LISTING>
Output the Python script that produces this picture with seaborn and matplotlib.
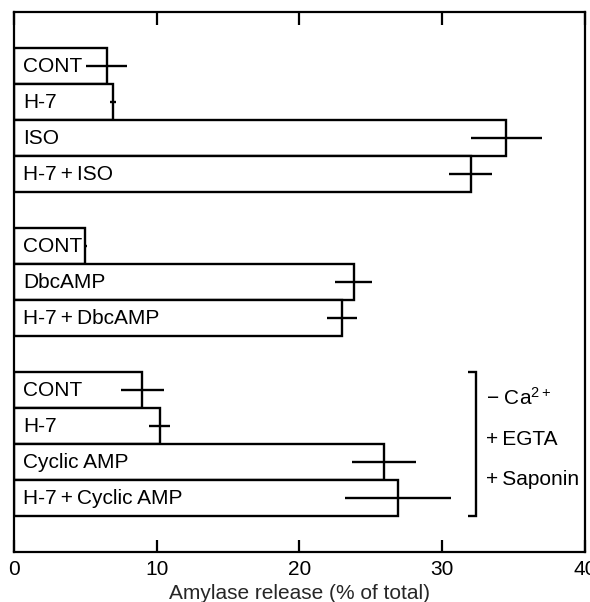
import matplotlib
matplotlib.use("Agg")
import matplotlib.pyplot as plt
import seaborn as sns
import pandas as pd

# ---- data ----
group1_labels = ["CONT", "H-7", "ISO", "H-7\u2009+\u2009ISO"]
group1_values = [6.5, 6.96, 34.5, 32.0]
group1_errors = [1.44, 0.2, 2.5, 1.5]

group2_labels = ["CONT", "DbcAMP", "H-7\u2009+\u2009DbcAMP"]
group2_values = [5.0, 23.8, 23.0]
group2_errors = [0.1, 1.28, 1.05]

group3_labels = ["CONT", "H-7", "Cyclic AMP", "H-7\u2009+\u2009Cyclic AMP"]
group3_values = [9.0, 10.2, 25.9, 26.9]
group3_errors = [1.5, 0.75, 2.24, 3.73]

x_ticks = [0, 10, 20, 30, 40]
x_label = "Amylase release (% of total)"
condition_lines = ["\u2212 Ca$^{2+}$", "+\u2009EGTA", "+\u2009Saponin"]

# ---- build table with slot positions (one empty slot between groups) ----
rows = []
pos = 1
group_spans = []
for gi, (labs, vals, errs) in enumerate([
        (group1_labels, group1_values, group1_errors),
        (group2_labels, group2_values, group2_errors),
        (group3_labels, group3_values, group3_errors)]):
    start = pos
    for l, v, e in zip(labs, vals, errs):
        rows.append(dict(label=l, value=v, err=e, pos=pos, group=gi))
        pos += 1
    group_spans.append((start, pos - 1))
    pos += 1
df = pd.DataFrame(rows)
n_slots = pos  # includes trailing gap

sns.set_theme(style="white")
plt.rcParams["font.family"] = ["Liberation Sans", "DejaVu Sans"]
plt.rcParams["mathtext.fontset"] = "custom"
plt.rcParams["mathtext.rm"] = "Liberation Sans"
plt.rcParams["mathtext.it"] = "Liberation Sans:italic"
plt.rcParams["mathtext.bf"] = "Liberation Sans:bold"

fig = plt.figure(figsize=(5.9, 6.02), dpi=100)
ax = fig.add_axes([0.0237, 0.083, 0.9678, 0.8966])

sns.barplot(data=df, x="value", y="pos", orient="y", native_scale=True,
            color="white", saturation=1, edgecolor="black", linewidth=1.7,
            width=1.0, errorbar=None, ax=ax)

ax.errorbar(df["value"], df["pos"], xerr=df["err"], fmt="none",
            ecolor="black", elinewidth=1.7, capsize=0)

fs = 15
for _, r in df.iterrows():
    ax.text(0.62, r["pos"], r["label"], va="center", ha="left", fontsize=fs,
            color="black")

# bracket for the last group
g3s, g3e = group_spans[2]
top = g3s - 0.5
bot = g3e + 0.5
bx = 32.4
ax.plot([bx - 0.6, bx, bx, bx - 0.6], [top, top, bot, bot], color="black",
        lw=1.7, solid_capstyle="butt", solid_joinstyle="miter")
ty = [top + 0.72, top + 1.88, top + 2.99]
for t, yy in zip(condition_lines, ty):
    ax.text(33.05, yy, t, va="center", ha="left", fontsize=fs, color="black")

ax.set_xlim(0, 40)
ax.set_ylim(n_slots - 0.5, -0.5)
ax.set_xticks(x_ticks)
ax.set_xticklabels([str(t) for t in x_ticks], fontsize=fs)
ax.set_yticks([])
ax.set_ylabel("")
ax.set_xlabel(x_label, fontsize=fs, labelpad=3)
ax.tick_params(axis="x", direction="in", length=9, width=1.6, top=True,
               bottom=True, pad=6, colors="black")
for s in ax.spines.values():
    s.set_visible(True)
    s.set_color("black")
    s.set_linewidth(1.6)

fig.savefig("out.png", dpi=100)
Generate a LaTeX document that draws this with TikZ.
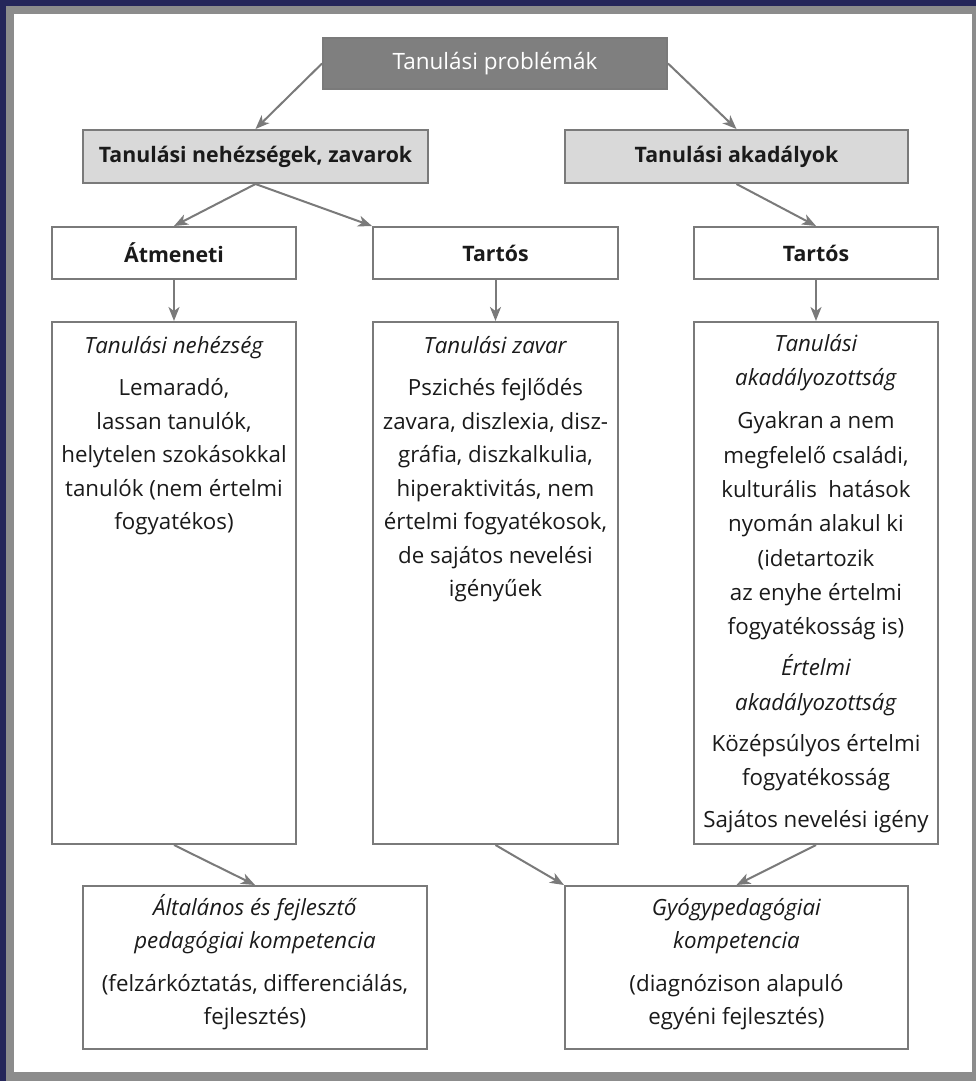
\documentclass[tikz,border=0pt]{standalone}
\usepackage{fontspec}
\setmainfont{Open Sans}
\usetikzlibrary{arrows.meta}
\definecolor{navy}{HTML}{25265A}
\definecolor{framegrey}{HTML}{8C8C8C}
\definecolor{linegrey}{HTML}{7A7A7A}
\definecolor{topfill}{HTML}{7F7F7F}
\definecolor{headfill}{HTML}{D9D9D9}
\definecolor{txt}{HTML}{1A1A1A}
\begin{document}
\begin{tikzpicture}[x=1pt,y=-1pt,
  box/.style={draw=linegrey, line width=2pt, fill=white, inner sep=0pt, rectangle},
  topbox/.style={box, fill=topfill, text=white, font=\fontsize{22.5}{26}\selectfont},
  headbox/.style={box, fill=headfill, text=txt, font=\bfseries\fontsize{21.3}{26}\selectfont},
  rowbox/.style={box, text=txt, font=\bfseries\fontsize{21.3}{26}\selectfont},
  body/.style={text=txt, align=center, inner sep=0pt, anchor=north, font=\fontsize{22.3}{33.5}\selectfont},
  conn/.style={draw=linegrey, line width=2pt, -{Stealth[length=14pt,width=11pt,inset=4pt]}}
]
\fill[navy] (0,0) rectangle (976,1081);
\fill[framegrey] (6,6) rectangle (976,1081);
\fill[white] (13.5,14) rectangle (972,1072);
\useasboundingbox (0,0) rectangle (976,1081);

% top level
\node[topbox, minimum width=344pt, minimum height=51pt] (top) at (495,63.5) {Tanulási problémák};
\node[headbox, minimum width=345pt, minimum height=53pt] (h1) at (255.5,156.5) {Tanulási nehézségek, zavarok};
\node[headbox, minimum width=343pt, minimum height=53pt] (h2) at (736.5,156.5) {Tanulási akadályok};

% row of durations
\node[rowbox, minimum width=244pt, minimum height=52pt] (r1) at (174,253) {Átmeneti};
\node[rowbox, minimum width=245pt, minimum height=52pt] (r2) at (495.5,253) {Tartós};
\node[rowbox, minimum width=244pt, minimum height=52pt] (r3) at (816,253) {Tartós};

% big boxes
\node[box, minimum width=244pt, minimum height=522pt] (big1) at (174,583) {};
\node[box, minimum width=245pt, minimum height=522pt] (big2) at (495.5,583) {};
\node[box, minimum width=244pt, minimum height=522pt] (big3) at (816,583) {};

% bottom boxes
\node[box, minimum width=344pt, minimum height=163pt] (bot1) at (255,967.5) {};
\node[box, minimum width=343pt, minimum height=163pt] (bot2) at (736.5,967.5) {};

% texts
\node[body] (t1) at (174,336) {\textit{Tanulási nehézség}\\[9pt]
  Lemaradó,\\ lassan tanulók,\\ helytelen szokásokkal\\ tanulók (nem értelmi\\ fogyatékos)};
\node[body] (t2) at (495.5,336) {\textit{Tanulási zavar}\\[9pt]
  Pszichés fejlődés\\ zavara, diszlexia, disz-\\ gráfia, diszkalkulia,\\ hiperaktivitás, nem\\ értelmi fogyatékosok,\\ de sajátos nevelési\\ igényűek};
\node[body, font=\fontsize{22.3}{34.3}\selectfont] (t3) at (816,334) {\textit{Tanulási}\\ \textit{akadályozottság}\\[9pt]
  Gyakran a nem\\ megfelelő családi,\\ kulturális\ \ hatások\\ nyomán alakul ki\\ (idetartozik\\ az enyhe értelmi\\ fogyatékosság is)\\[7pt]
  \textit{Értelmi}\\ \textit{akadályozottság}\\[7pt]
  Középsúlyos értelmi\\ fogyatékosság\\[7pt]
  Sajátos nevelési igény};
\node[body] (t4) at (255,894) {\textit{Általános és fejlesztő}\\ \textit{pedagógiai kompetencia}\\[9pt]
  (felzárkóztatás, differenciálás,\\ fejlesztés)};
\node[body] (t5) at (736.5,898) {\textit{Gyógypedagógiai}\\ \textit{kompetencia}\\[9pt]
  (diagnózison alapuló\\ egyéni fejlesztés)};

% connectors
\draw[conn] (top.west) -- (h1.north);
\draw[conn] (top.east) -- (h2.north);
\draw[conn] (h1.south) -- (r1.north);
\draw[conn] (h1.south) -- (r2.north west);
\draw[conn] (h2.south) -- (r3.north);
\draw[conn] (r1.south) -- (big1.north);
\draw[conn] (r2.south) -- (big2.north);
\draw[conn] (r3.south) -- (big3.north);
\draw[conn] (big1.south) -- (bot1.north);
\draw[conn] (big2.south) -- (bot2.north west);
\draw[conn] (big3.south) -- (bot2.north);
\end{tikzpicture}
\end{document}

AIM> Pull out every line holding "that" from the records above, and copy it.

OUTPUT OF THE TASK>
Output the Python script that produces this picture with seaborn and matplotlib.
Generate a LaTeX document that draws this with TikZ.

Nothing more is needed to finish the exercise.